_WORK INSTRUCTIONS_. Extract only the first line of the listing and every line after it up to and including the one with "78, 87, 100];". Omit the pictures.
──────── AVAILABLE DATA ────────
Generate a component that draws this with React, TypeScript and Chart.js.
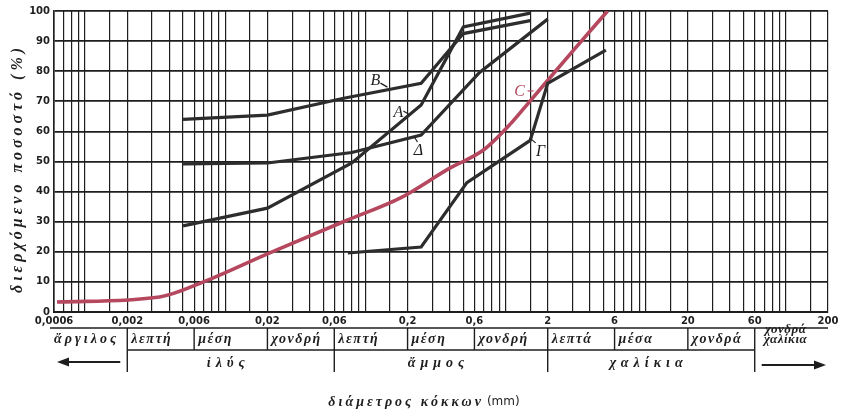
import { useEffect, useRef } from "react";
import { Chart, registerables } from "chart.js";

Chart.register(...registerables);

// ---- data (grain diameter in mm, passing %) ----
const sizesA = [0.005, 0.02, 0.08, 0.25, 0.5, 1.5];
const passingA = [28.6, 34.5, 49.5, 68.8, 94.7, 99.3];
const sizesB = [0.005, 0.02, 0.07, 0.25, 0.5, 1.5];
const passingB = [64, 65.4, 71, 76, 92.5, 96.8];
const sizesDelta = [0.005, 0.02, 0.08, 0.25, 0.65, 2];
const passingDelta = [49.2, 49.5, 53, 58.8, 79.5, 97.3];
const sizesGamma = [0.075, 0.25, 0.53, 1.5, 2, 5.2];
const passingGamma = [19.6, 21.6, 43, 57, 76, 87];
const sizesC = [0.00063, 0.0034, 0.007, 0.02, 0.074, 0.178, 0.4, 0.695, 1.085, 1.43, 2.09, 3.06, 5.35];
const passingC = [3.3, 5, 10, 19.3, 30.5, 37.9, 47.8, 53.8, 62.5, 69, 78, 87, 100];

// curve name labels (anchor in data space)
const curveNames = ["B", "A", "Δ", "C", "Γ"];
const curveNameSizes = [0.118, 0.172, 0.239, 1.26, 1.78];
const curveNamePassing = [76.7, 66.1, 53.5, 73.1, 53.2];

// axis ticks
const xMin = 0.0006;
const xMax = 200;
const gridMultipliers = [1, 1.5, 2, 3, 4, 5, 6, 7, 8, 9];
const gridDecades = [-4, -3, -2, -1, 0, 1, 2];
const xLabelTicks = [0.0006, 0.002, 0.006, 0.02, 0.06, 0.2, 0.6, 2, 6, 20, 60, 200];

// classification table
const classBounds = [0.0006, 0.002, 0.006, 0.02, 0.06, 0.2, 0.6, 2, 6, 20, 60, 200];
const classNames = ["ἄργιλος", "λεπτή", "μέση", "χονδρή", "λεπτή", "μέση", "χονδρή", "λεπτά", "μέσα", "χονδρά"];
const lastClassLines = ["χονδρά", "χαλίκια"];
const groupBounds = [0.002, 0.06, 2, 60];
const groupNames = ["ἰλύς", "ἄμμος", "χαλίκια"];

const yTitle = "διερχόμενο ποσοστό (%)";
const xTitleMain = "διάμετρος κόκκων";
const xTitleUnit = "(mm)";

// ---- styles ----
const INK = "#1e1e1e";
const CURVE = "#2d2d2d";
const RED = "#b5485f";
const SERIF = '"Liberation Serif", "DejaVu Serif", serif';
const SANS = '"DejaVu Sans", "Liberation Sans", sans-serif';
const nameTicks = [
  [5, 2, 12, 6],
  [5, -2, 10, 1],
  [-1, -9, -4, -14],
  [8, -1, 14, -1],
  [-11, -14, -5, -9],
];

const gridValues: number[] = [];
gridDecades.forEach((e) =>
  gridMultipliers.forEach((m) => {
    const v = Number((m * Math.pow(10, e)).toPrecision(6));
    if (v >= xMin * 0.999 && v <= xMax * 1.001) gridValues.push(v);
  })
);

const fmt = (v: number) => String(v).replace(".", ",");
const isLabelled = (v: number) => xLabelTicks.some((t) => Math.abs(t - v) / t < 1e-6);

const pts = (xs: number[], ys: number[]) => xs.map((x, i) => ({ x, y: ys[i] }));

function spaced(ctx: any, text: string, x: number, y: number, spacing: number, align: "center" | "left") {
  ctx.letterSpacing = spacing + "px";
  ctx.textAlign = "left";
  const w = ctx.measureText(text).width - spacing;
  const left = align === "center" ? x - w / 2 : x;
  ctx.fillText(text, left, y);
  ctx.letterSpacing = "0px";
  return w;
}

const overlay = {
  id: "overlay",
  beforeDraw(chart: any) {
    const ctx = chart.ctx;
    ctx.save();
    ctx.fillStyle = "#fff";
    ctx.fillRect(0, 0, chart.width, chart.height);
    ctx.restore();
  },
  afterDraw(chart: any) {
    const ctx = chart.ctx;
    const xs = chart.scales.x;
    const ys = chart.scales.y;
    const area = chart.chartArea;
    const px = (v: number) => xs.getPixelForValue(v);
    ctx.save();
    ctx.strokeStyle = INK;
    ctx.fillStyle = INK;
    ctx.lineWidth = 1.4;

    const top = area.bottom + 16;
    const mid = area.bottom + 38;
    const bot = area.bottom + 60;

    const line = (x1: number, y1: number, x2: number, y2: number) => {
      ctx.beginPath();
      ctx.moveTo(x1, y1);
      ctx.lineTo(x2, y2);
      ctx.stroke();
    };

    line(area.left - 4, top, area.right, top);
    line(px(groupBounds[0]), mid, px(groupBounds[groupBounds.length - 1]), mid);
    classBounds.slice(1, -1).forEach((b) => line(px(b), top, px(b), mid));
    groupBounds.forEach((b) => line(px(b), mid, px(b), bot));

    // row 1 names
    ctx.textBaseline = "middle";
    ctx.font = `italic bold 14px ${SERIF}`;
    classNames.forEach((n, i) => {
      const l = px(classBounds[i]);
      if (i === 0) spaced(ctx, n, l, top + 11, 3, "left");
      else spaced(ctx, n, l + 4, top + 11, 1.5, "left");
    });
    ctx.font = `italic bold 13px ${SERIF}`;
    const lc = (px(classBounds[classBounds.length - 2]) + area.right) / 2;
    spaced(ctx, lastClassLines[0], lc - 6, top + 2, 0.5, "center");
    spaced(ctx, lastClassLines[1], lc - 6, top + 12, 0.5, "center");

    // row 2 names
    ctx.font = `italic bold 14px ${SERIF}`;
    groupNames.forEach((n, i) => {
      const c = (px(groupBounds[i]) + px(groupBounds[i + 1])) / 2;
      spaced(ctx, n, c - 5, mid + 13, 5, "center");
    });

    // arrows
    const ay1 = mid + 12;
    ctx.lineWidth = 2.2;
    line(px(groupBounds[0]) - 7, ay1, area.left + 8, ay1);
    ctx.beginPath();
    ctx.moveTo(area.left + 3, ay1);
    ctx.lineTo(area.left + 15, ay1 - 4.5);
    ctx.lineTo(area.left + 15, ay1 + 4.5);
    ctx.closePath();
    ctx.fill();
    const ay2 = mid + 15;
    const gx = px(groupBounds[groupBounds.length - 1]);
    line(gx + 7, ay2, area.right - 8, ay2);
    ctx.beginPath();
    ctx.moveTo(area.right - 2, ay2);
    ctx.lineTo(area.right - 14, ay2 - 4.5);
    ctx.lineTo(area.right - 14, ay2 + 4.5);
    ctx.closePath();
    ctx.fill();

    // x title
    ctx.font = `italic bold 14px ${SERIF}`;
    ctx.letterSpacing = "3px";
    const wMain = ctx.measureText(xTitleMain).width;
    ctx.letterSpacing = "0px";
    ctx.font = `12px ${SANS}`;
    const wUnit = ctx.measureText(xTitleUnit).width;
    const total = wMain + 3 + wUnit;
    const tx = 424 - total / 2;
    const ty = area.bottom + 90;
    ctx.font = `italic bold 14px ${SERIF}`;
    spaced(ctx, xTitleMain, tx, ty, 3, "left");
    ctx.font = `12px ${SANS}`;
    ctx.fillText(xTitleUnit, tx + wMain + 3, ty);

    // y title
    ctx.save();
    ctx.translate(18, (area.top + area.bottom) / 2 + 9);
    ctx.rotate(-Math.PI / 2);
    ctx.font = `italic bold 16px ${SERIF}`;
    spaced(ctx, yTitle, 0, 0, 4, "center");
    ctx.restore();

    // curve names
    ctx.font = `italic 16px ${SERIF}`;
    ctx.lineWidth = 1.2;
    curveNames.forEach((n, i) => {
      const cx = px(curveNameSizes[i]);
      const cy = ys.getPixelForValue(curveNamePassing[i]);
      const col = n === "C" ? RED : INK;
      ctx.fillStyle = col;
      ctx.strokeStyle = col;
      ctx.textAlign = "center";
      ctx.fillText(n, cx, cy);
      const t = nameTicks[i];
      line(cx + t[0], cy + t[1], cx + t[2], cy + t[3]);
    });
    ctx.restore();
  },
};

export default function App() {
  const ref = useRef<HTMLCanvasElement>(null);
  useEffect(() => {
    const dark = (xs: number[], ys: number[]) => ({
      data: pts(xs, ys),
      borderColor: CURVE,
      borderWidth: 3.2,
      pointRadius: 0,
      tension: 0,
      fill: false,
    });
    const chart = new Chart(ref.current as HTMLCanvasElement, {
      type: "line",
      data: {
        datasets: [
          dark(sizesA, passingA),
          dark(sizesB, passingB),
          dark(sizesDelta, passingDelta),
          dark(sizesGamma, passingGamma),
          {
            data: pts(sizesC, passingC),
            borderColor: RED,
            borderWidth: 3.6,
            pointRadius: 0,
            cubicInterpolationMode: "monotone",
            fill: false,
          },
        ] as any,
      },
      options: {
        responsive: false,
        animation: false,
        events: [],
        layout: { padding: { top: 11, right: 15, left: 0, bottom: 0 } },
        plugins: { legend: { display: false }, tooltip: { enabled: false }, title: { display: false } },
        scales: {
          x: {
            type: "logarithmic",
            min: xMin,
            max: xMax,
            bounds: "data",
            afterBuildTicks: (scale: any) => {
              scale.ticks = gridValues.map((v) => ({ value: v }));
            },
            afterFit: (scale: any) => {
              scale.height = 103;
            },
            ticks: {
              autoSkip: false,
              maxRotation: 0,
              minRotation: 0,
              padding: 3,
              color: INK,
              font: { family: SANS, size: 10, weight: "bold" },
              callback: (v: any) => (isLabelled(Number(v)) ? fmt(Number(v)) : ""),
            },
            grid: { color: INK, lineWidth: 1.2, drawTicks: false },
            border: { display: true, color: INK, width: 2 },
          },
          y: {
            type: "linear",
            min: 0,
            max: 100,
            afterFit: (scale: any) => {
              scale.width = 54;
            },
            ticks: {
              stepSize: 10,
              padding: 4,
              color: INK,
              font: { family: SANS, size: 10, weight: "bold" },
            },
            grid: { color: INK, lineWidth: 1.7, drawTicks: false },
            border: { display: true, color: INK, width: 1.6 },
          },
        },
      } as any,
      plugins: [overlay],
    });
    return () => chart.destroy();
  }, []);
  return (
    <div style={{ position: "fixed", left: 0, top: 0, width: 843, height: 415, background: "#fff" }}>
      <canvas ref={ref} width={843} height={415} style={{ display: "block", width: 843, height: 415 }} />
    </div>
  );
}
────────
_TASK OUTPUT_.
Generate a component that draws this with React, TypeScript and Chart.js.
import { useEffect, useRef } from "react";
import { Chart, registerables } from "chart.js";

Chart.register(...registerables);

// ---- data (grain diameter in mm, passing %) ----
const sizesA = [0.005, 0.02, 0.08, 0.25, 0.5, 1.5];
const passingA = [28.6, 34.5, 49.5, 68.8, 94.7, 99.3];
const sizesB = [0.005, 0.02, 0.07, 0.25, 0.5, 1.5];
const passingB = [64, 65.4, 71, 76, 92.5, 96.8];
const sizesDelta = [0.005, 0.02, 0.08, 0.25, 0.65, 2];
const passingDelta = [49.2, 49.5, 53, 58.8, 79.5, 97.3];
const sizesGamma = [0.075, 0.25, 0.53, 1.5, 2, 5.2];
const passingGamma = [19.6, 21.6, 43, 57, 76, 87];
const sizesC = [0.00063, 0.0034, 0.007, 0.02, 0.074, 0.178, 0.4, 0.695, 1.085, 1.43, 2.09, 3.06, 5.35];
const passingC = [3.3, 5, 10, 19.3, 30.5, 37.9, 47.8, 53.8, 62.5, 69, 78, 87, 100];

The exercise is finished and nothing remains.